* **DATA SUPPLIED**
-------
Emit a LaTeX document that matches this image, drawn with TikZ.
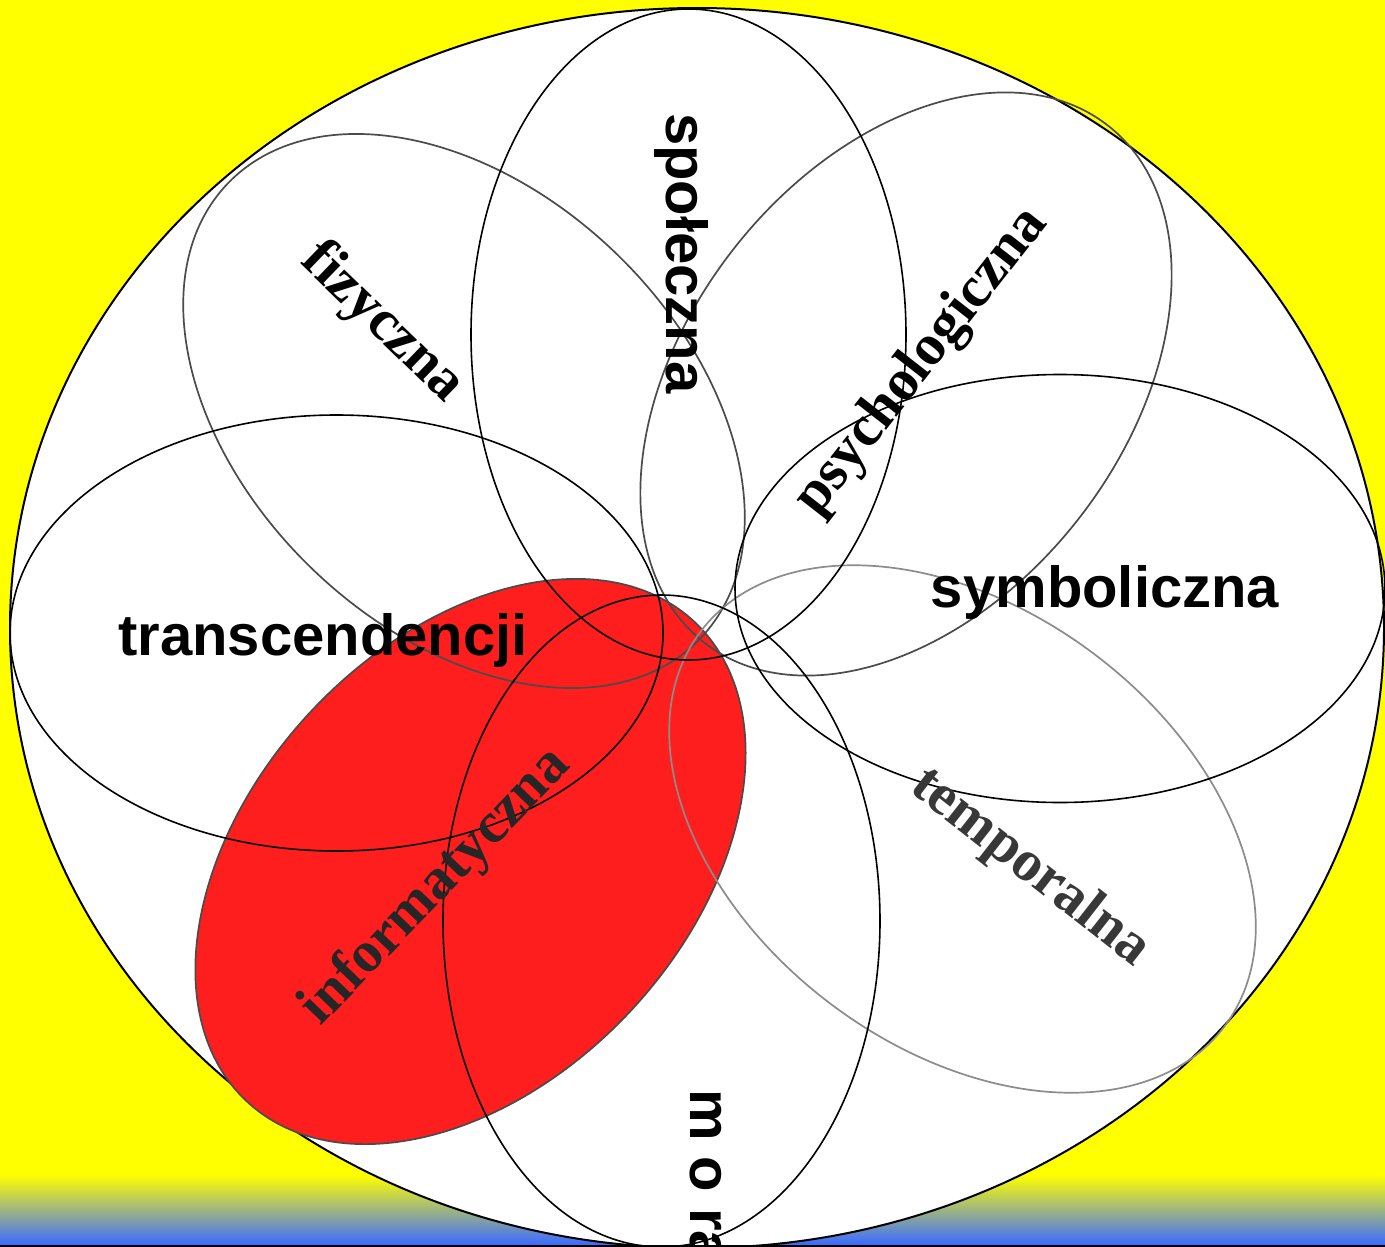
\documentclass[tikz,border=0pt]{standalone}
\usepackage{fontspec}
\setmainfont{Liberation Serif}
\newfontfamily\arialfont{Liberation Sans}
\definecolor{bgyellow}{RGB}{255,255,0}
\definecolor{bgblue}{RGB}{60,108,255}
\definecolor{petalred}{RGB}{255,30,30}
\definecolor{petalgray}{RGB}{75,75,75}
\tikzset{
  blackpetal/.style={draw=black, line width=1.6pt},
  graypetal/.style={draw=petalgray, line width=1.7pt},
  sanslbl/.style={inner sep=0pt, font=\arialfont\bfseries\fontsize{58}{60}\selectfont},
  seriflbl/.style={inner sep=0pt, font=\bfseries\fontsize{58}{60}\selectfont}
}
\begin{document}
\begin{tikzpicture}[x=1pt,y=-1pt]
\useasboundingbox (0,0) rectangle (1385,1247);
\clip (0,0) rectangle (1385,1247);
% background
\fill[bgyellow] (0,0) rectangle (1385,1247);
\shade[top color=bgyellow, bottom color=bgblue] (0,1175) rectangle (1385,1244);
\fill[bgblue] (0,1243) rectangle (1385,1245);
% big ellipse
\draw[fill=white, draw=black, line width=2pt] (697,628) ellipse [x radius=687pt, y radius=620pt];
% red petal
\fill[petalred, rotate around={47:(470.5,861.5)}] (470.5,861.5) ellipse [x radius=328pt, y radius=219pt];
\draw[graypetal, rotate around={47:(470.5,861.5)}] (470.5,861.5) ellipse [x radius=328pt, y radius=219pt];
% gray petals
\draw[graypetal, rotate around={-44:(464,411)}] (464,411) ellipse [x radius=328pt, y radius=219pt];
\draw[graypetal, rotate around={52:(906,384)}] (906,384) ellipse [x radius=328pt, y radius=219pt];
\draw[graypetal, draw=black!45, rotate around={-37:(962.5,829)}] (962.5,829) ellipse [x radius=328pt, y radius=219pt];
% black petals
\draw[blackpetal] (688.5,334.5) ellipse [x radius=217.5pt, y radius=325.5pt];
\draw[blackpetal] (336.5,633) ellipse [x radius=326.5pt, y radius=218pt];
\draw[blackpetal] (1060,588.5) ellipse [x radius=325pt, y radius=214pt];
\draw[blackpetal] (661.5,921) ellipse [x radius=218.5pt, y radius=326pt];
% bottom line
\draw[black, line width=1.5pt] (0,1246) -- (1385,1246);
% labels
\node[sanslbl, rotate=-90, anchor=base west] (spol) at (666,113) {społeczna};
\node[sanslbl, anchor=base] (symb) at (1105,607) {symboliczna};
\node[sanslbl, anchor=base] (trans) at (323,655) {transcendencji};
\node[sanslbl, rotate=-90, anchor=base west] (mora) at (690,1089) {m o ra};
\node[seriflbl, rotate=-44] (fiz) at (382,323) {fizyczna};
\node[seriflbl, rotate=52] (psych) at (922,362) {psychologiczna};
\node[seriflbl, rotate=-38, text=black!78] (temp) at (1030,868) {temporalna};
\node[seriflbl, rotate=46, text=black!85] (info) at (436,887) {informatyczna};
\end{tikzpicture}
\end{document}
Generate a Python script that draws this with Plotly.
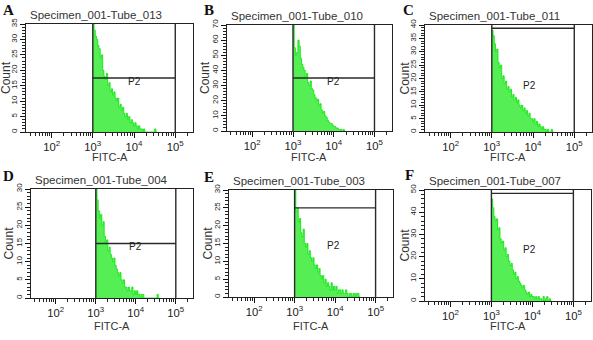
import numpy as np
import plotly.graph_objects as go

W, H = 593, 340

# ---------------- data ----------------
panel_letters = ["A", "B", "C", "D", "E", "F"]
titles = ["Specimen_001-Tube_013", "Specimen_001-Tube_010", "Specimen_001-Tube_011",
          "Specimen_001-Tube_004", "Specimen_001-Tube_003", "Specimen_001-Tube_007"]

bin_log_start = 3.0     # histogram starts at 10^3
bin_log_width = 0.03    # bin width in decades

counts_A = [35, 33, 31, 30, 28, 27, 24, 25, 20, 18, 17, 19, 15, 16, 13, 14, 12, 13, 11, 10,
            11, 8, 9, 7, 8, 6, 5, 6, 4, 5, 3, 4, 3, 2, 3, 2, 1, 2, 1, 1,
            0, 1, 0, 0, 0, 0, 0, 0, 0, 0, 1, 0]
counts_B = [70, 55, 50, 52, 60, 56, 48, 44, 42, 40, 36, 38, 32, 30, 33, 28, 27, 24, 22, 20,
            21, 17, 18, 14, 12, 13, 10, 9, 7, 6, 5, 5, 4, 3, 3, 2, 2, 1, 1, 1,
            0, 1, 0]
counts_C = [38, 36, 33, 30, 31, 26, 24, 25, 20, 21, 18, 19, 16, 17, 15, 16, 13, 14, 12, 13,
            11, 12, 10, 9, 10, 8, 9, 7, 8, 6, 7, 5, 5, 4, 5, 3, 4, 2, 3, 2,
            1, 2, 1, 1, 0, 1, 0, 0, 1, 0]
counts_D = [30, 27, 24, 22, 23, 20, 21, 17, 15, 16, 13, 14, 12, 11, 10, 11, 9, 8, 7, 6,
            7, 5, 4, 5, 3, 3, 2, 3, 2, 2, 3, 1, 2, 1, 2, 1, 1, 0, 1, 1,
            0, 0, 0, 0, 0, 0, 0, 0, 0, 0, 0, 1, 0]
counts_E = [30, 24, 25, 21, 22, 18, 17, 19, 15, 14, 15, 12, 13, 11, 10, 11, 9, 8, 9, 7,
            8, 6, 5, 6, 4, 5, 3, 4, 3, 2, 4, 2, 3, 2, 3, 1, 2, 2, 1, 2,
            1, 1, 2, 1, 0, 1, 1, 0, 1, 1, 0, 1, 1, 0]
counts_F = [46, 42, 38, 36, 37, 32, 33, 28, 26, 27, 23, 24, 20, 21, 18, 16, 17, 14, 12, 13,
            10, 11, 9, 8, 7, 6, 7, 5, 4, 3, 4, 2, 3, 2, 2, 1, 2, 1, 2, 1,
            1, 0, 2, 0, 1, 2, 0, 1, 0]
all_counts = [counts_A, counts_B, counts_C, counts_D, counts_E, counts_F]

y_max = [35, 70, 40, 30, 30, 50]
y_major = [5, 10, 5, 5, 5, 10]
y_minor = [1, 2, 1, 1, 1, 2]

gate_lo = 1e3
gate_hi = 1e5
gate_level = [17.5, 35, 38.8, 15, 25, 48.5]
p2_label_x = [1e4, 1e4, 8.3e3, 1e4, 9e3, 8.3e3]
p2_label_y = [16.5, 33, 17.5, 14.2, 14.5, 23]

x_log_range = [1.38, 5.43]

# ---------------- layout (pixel geometry) ----------------
plot_x = [(26, 193), (227, 392), (425, 592), (31, 193), (229, 393), (425, 591)]
plot_y = [(24, 132), (25, 131), (25, 132), (189, 298), (190, 297), (190, 301)]
letter_pos = [(8, 10), (209, 10), (408, 10), (8, 176), (209, 177), (409, 175)]
count_x = [6, 205, 404, 8, 207, 404]
fitc_y = [157, 157, 157, 326, 326, 326]


def px(x):
    return x / W


def py(y):
    return 1 - y / H


fig = go.Figure()
annotations = []
layout_axes = {}

for i in range(6):
    n = i + 1
    xa = "x" if n == 1 else f"x{n}"
    ya = "y" if n == 1 else f"y{n}"
    xkey = "xaxis" if n == 1 else f"xaxis{n}"
    ykey = "yaxis" if n == 1 else f"yaxis{n}"
    counts = all_counts[i]
    edges = 10 ** (bin_log_start + bin_log_width * np.arange(len(counts) + 1))
    yv = list(counts) + [0]

    fig.add_trace(go.Scatter(
        x=edges, y=yv, mode="lines", line=dict(shape="hv", color="rgb(0,230,0)", width=0.8),
        fill="tozeroy", fillcolor="rgb(85,238,85)", xaxis=xa, yaxis=ya,
        showlegend=False, hoverinfo="skip"))

    ym = y_max[i]
    fig.add_trace(go.Scatter(
        x=[gate_lo, gate_lo, None, gate_hi, gate_hi, None, gate_lo, gate_hi],
        y=[0, ym, None, 0, ym, None, gate_level[i], gate_level[i]],
        mode="lines", line=dict(color="#2a2a2a", width=1.4), xaxis=xa, yaxis=ya,
        showlegend=False, hoverinfo="skip", cliponaxis=False))

    x0, x1 = plot_x[i]
    y0, y1 = plot_y[i]
    layout_axes[xkey] = dict(
        domain=[px(x0), px(x1)], type="log", range=x_log_range, anchor=ya,
        tickmode="linear", tick0=0, dtick=1, exponentformat="power", showexponent="all",
        ticks="outside", ticklen=5, tickwidth=1.3, tickcolor="#111",
        minor=dict(dtick="D1", ticks="outside", ticklen=3, tickwidth=1.1, tickcolor="#222"),
        showline=True, linecolor="#222", linewidth=1, mirror=True,
        showgrid=False, zeroline=False, automargin=False,
        tickfont=dict(family="Arial", size=9, color="#222"))
    layout_axes[ykey] = dict(
        domain=[py(y1), py(y0)], range=[0, ym], anchor=xa,
        tickmode="linear", dtick=y_major[i], tick0=0, tickangle=-90,
        ticks="outside", ticklen=5, tickwidth=1.3, tickcolor="#111",
        minor=dict(dtick=y_minor[i], ticks="outside", ticklen=3, tickwidth=1.1, tickcolor="#222"),
        showline=True, linecolor="#222", linewidth=1, mirror=True,
        showgrid=False, zeroline=False, automargin=False,
        tickfont=dict(family="Arial", size=8, color="#222"))

    # panel letter
    lx, ly = letter_pos[i]
    annotations.append(dict(text=f"<b>{panel_letters[i]}</b>", x=px(lx), y=py(ly),
                            xref="paper", yref="paper", showarrow=False,
                            xanchor="center", yanchor="middle",
                            font=dict(family="Liberation Serif", size=15, color="#111")))
    # title
    annotations.append(dict(text=titles[i], x=px(x0 + 2), y=py(y0 - 1),
                            xref="paper", yref="paper", showarrow=False,
                            xanchor="left", yanchor="bottom",
                            font=dict(family="Arial", size=11.5, color="#333")))
    # Count
    annotations.append(dict(text="Count", x=px(count_x[i]), y=py((y0 + y1) / 2),
                            xref="paper", yref="paper", showarrow=False, textangle=-90,
                            xanchor="center", yanchor="middle",
                            font=dict(family="Arial", size=12, color="#333")))
    # FITC-A
    annotations.append(dict(text="FITC-A", x=px((x0 + x1) / 2), y=py(fitc_y[i]),
                            xref="paper", yref="paper", showarrow=False,
                            xanchor="center", yanchor="middle",
                            font=dict(family="Arial", size=11, color="#333")))
    # P2 label
    annotations.append(dict(text="P2", x=np.log10(p2_label_x[i]), y=p2_label_y[i],
                            xref=xa, yref=ya, showarrow=False,
                            xanchor="center", yanchor="middle",
                            font=dict(family="Arial", size=10, color="#222")))

fig.update_layout(
    width=W, height=H, margin=dict(l=0, r=0, t=0, b=0, autoexpand=False),
    paper_bgcolor="white", plot_bgcolor="white",
    annotations=annotations, showlegend=False, **layout_axes)

fig.write_html("out.html", config={"displayModeBar": False},
               post_script="document.body.style.margin='0';document.body.style.padding='0';")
-------
* **BRIEF**
From the line containing "Generate a Python" to the line containing "bin_log_width = 0.03", both lines included, give the text again exactly, without any pictures.

* **IN RESPONSE**
Generate a Python script that draws this with Plotly.
import numpy as np
import plotly.graph_objects as go

W, H = 593, 340

# ---------------- data ----------------
panel_letters = ["A", "B", "C", "D", "E", "F"]
titles = ["Specimen_001-Tube_013", "Specimen_001-Tube_010", "Specimen_001-Tube_011",
          "Specimen_001-Tube_004", "Specimen_001-Tube_003", "Specimen_001-Tube_007"]

bin_log_start = 3.0     # histogram starts at 10^3
bin_log_width = 0.03    # bin width in decades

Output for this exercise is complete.